What In The Foam Adds The Calories

Salt in “salted caramel” sounds like the star, yet salt brings no calories. The calorie load comes from the creamy base and the sugar that gives the foam its dessert-like taste.

Most of the calories come from three places

  • Sweet cream base: dairy fat carries calories fast. If the foam uses a richer cream mix, calories climb.
  • Syrup in the foam or in the coffee: caramel flavor usually comes from syrup or sauce. Sugar adds calories even when the drink still tastes “light.”
  • How thick the foam cap is: a thin layer is a small add-on; a tall, fluffy cap is closer to a splash of creamer.

Why the same order can land different in your tracker

Drink databases and barcode apps often treat “cold foam” as one fixed serving. In stores, the foam amount and melt-in rate depend on ice level, the pour angle, and how long the drink sits before you sip it. If you stir the foam into the coffee, it behaves like a sweet creamer and you’ll taste more of it with each sip.

Ways To Order It Lighter Without Losing The Salted Caramel Vibe

You don’t need to skip the foam to lower the calories. Small tweaks cut sugar and fat while keeping that sweet-salty finish on top.

Order phrases that work in a busy store line

  • “Light salted caramel cold foam” — you still get the flavor, just a thinner cap.
  • “No added syrup in the cold brew” — keep the coffee unsweetened under the foam so the topping carries the sweetness.
  • “Half the syrup pumps” — if you want the classic taste, cutting syrup is often the cleanest move.
  • “Nondairy salted caramel cream cold brew” — this option is listed lower in calories than the dairy version on Starbucks menus.

What to watch for if you’re counting sugar

Cold foam drinks can feel less sweet than they are because the sugar is concentrated at the top. If you drink through a straw, you may sip mostly coffee at first and hit the sweet layer later. If you want a steadier sweetness, stir once or twice, then taste before adding anything else.

A Quick Estimation Method For Any Custom Order

If the menu doesn’t show a clean number for your exact build, this simple method gets you close without turning your coffee run into homework.

  1. Pick the base drink and note its calories. Plain cold brew is listed at 5 calories.
  2. Add a topping estimate. Use 70 calories for a light foam cap, 110 for a normal cap, and 150 for a heavy cap.
  3. Add any syrup under the foam. If you keep the coffee unsweetened, skip this step.
  4. Adjust for extras. Extra foam, drizzle, or a sweet cream splash pushes the total up.

This method matches how the drink hits your cup: the coffee is the base, the foam is the calorie center, and syrup is the swing factor that can turn a “treat” into dessert-in-a-cup.

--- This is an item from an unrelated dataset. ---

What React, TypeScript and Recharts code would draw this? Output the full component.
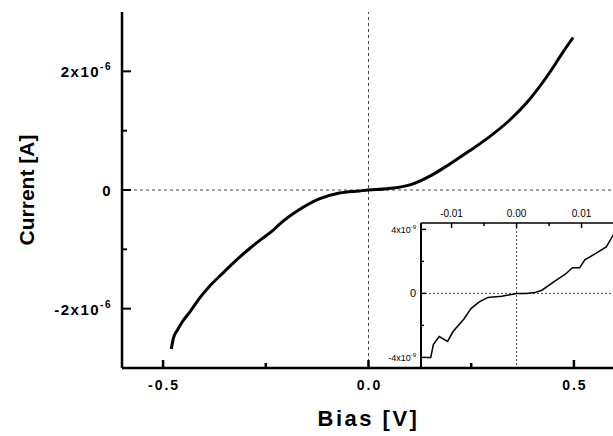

Common Orders And Calorie Ranges

Use these as copy-paste order ideas. The calorie ranges center on the full drink, not just the foam, since that’s the number most people track day to day.

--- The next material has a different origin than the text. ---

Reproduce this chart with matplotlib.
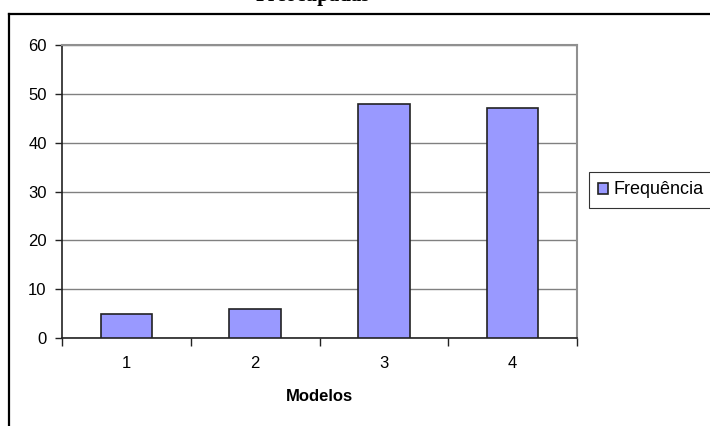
import matplotlib.pyplot as plt
from matplotlib.lines import Line2D

modelos = ['1', '2', '3', '4']
frequencia = [5, 6, 48, 47]
y_ticks = [0, 10, 20, 30, 40, 50, 60]

plt.rcParams['font.family'] = ['Liberation Sans', 'DejaVu Sans']

W, H = 710, 426
fig = plt.figure(figsize=(W / 100, H / 100), dpi=100)

# plot area in pixels: left 62, right 577, top 45, bottom 338
ax = fig.add_axes([62 / W, 1 - 338 / H, (577 - 62) / W, (338 - 45) / H])

x = range(len(modelos))
bars = ax.bar(x, frequencia, width=0.4, color='#9999FF', edgecolor='#222222',
              linewidth=1.2, label='Frequência', zorder=3)

ax.set_xlim(-0.5, len(modelos) - 0.5)
ax.set_ylim(0, 60)
ax.set_yticks(y_ticks)
ax.yaxis.grid(True, color='#808080', linewidth=1.0, zorder=0)

# category ticks sit between the bars, labels stay centred under them
ax.set_xticks([i + 0.5 for i in range(-1, len(modelos))])
ax.set_xticklabels([])
ax.set_xticks(list(x), minor=True)
ax.set_xticklabels(modelos, minor=True)
ax.tick_params(axis='x', which='major', direction='out', length=6, width=1,
               color='#222222')
ax.tick_params(axis='x', which='minor', length=0, pad=13, labelsize=12)
ax.tick_params(axis='y', direction='out', length=5, width=1, color='#222222',
               labelsize=12, pad=6)

for side in ['left', 'bottom']:
    ax.spines[side].set_color('#222222')
    ax.spines[side].set_linewidth(1.2)
for side in ['top', 'right']:
    ax.spines[side].set_color('#909090')
    ax.spines[side].set_linewidth(1.5)

ax.set_xlabel('Modelos', fontsize=12, fontweight='bold', labelpad=13)

leg = fig.legend(handles=[bars], loc='center left',
                 bbox_to_anchor=(589 / W, 1 - 190 / H), fontsize=13,
                 frameon=True, fancybox=False, edgecolor='black',
                 handlelength=0.55, handleheight=0.55, handletextpad=0.3,
                 borderpad=0.5, borderaxespad=0)
leg.get_frame().set_linewidth(0.8)

# outer chart border (top and left edges visible)
fig.add_artist(Line2D([9 / W, 1], [1 - 14 / H, 1 - 14 / H], color='black',
                      linewidth=1.6, transform=fig.transFigure))
fig.add_artist(Line2D([9 / W, 9 / W], [0, 1 - 14 / H], color='black',
                      linewidth=1.6, transform=fig.transFigure))

fig.text(313 / W, 1 - 1.5 / H, 'Preocupadas', ha='center', va='baseline',
         fontsize=15, fontweight='bold', family='Liberation Serif')

fig.savefig('out.png', dpi=100)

Order Wording What You’re Getting Calorie Range
Grande cold brew, light salted caramel cold foam Unsweetened cold brew with a thin foam cap 75–95
Grande cold brew, salted caramel cold foam Unsweetened cold brew with a standard foam cap 105–135
Grande cold brew, extra salted caramel cold foam Unsweetened cold brew with a thick foam cap 135–175
Grande salted caramel cream cold brew Menu drink with sweetener under salted caramel cream cold foam 240
Grande salted caramel cream cold brew, half the syrup Same drink with less sweetener under the foam 190–220
Grande nondairy salted caramel cream cold brew Menu drink with nondairy salted caramel cream cold foam 150
Venti cold brew, salted caramel cold foam Bigger coffee volume with the same style foam cap 105–150
Trenta cold brew, salted caramel cold foam Largest cold brew size with a foam cap on top 105–155

So What Number Should You Use?

If you need one number for logging, 150 calories is the common “one serving” entry for Starbucks salted caramel cold foam in food databases. If you want a number that matches real cups, use 110 calories for a normal cap and adjust up or down based on how thick the foam layer looks.

If you’re ordering the full menu drink, use Starbucks’ listed calories for the finished item. Then tweak from there when you cut syrup or ask for light foam. When someone asks, “How Many Calories Is Starbucks Salted Caramel Cold Foam?”, this gives a clean answer you can actually use.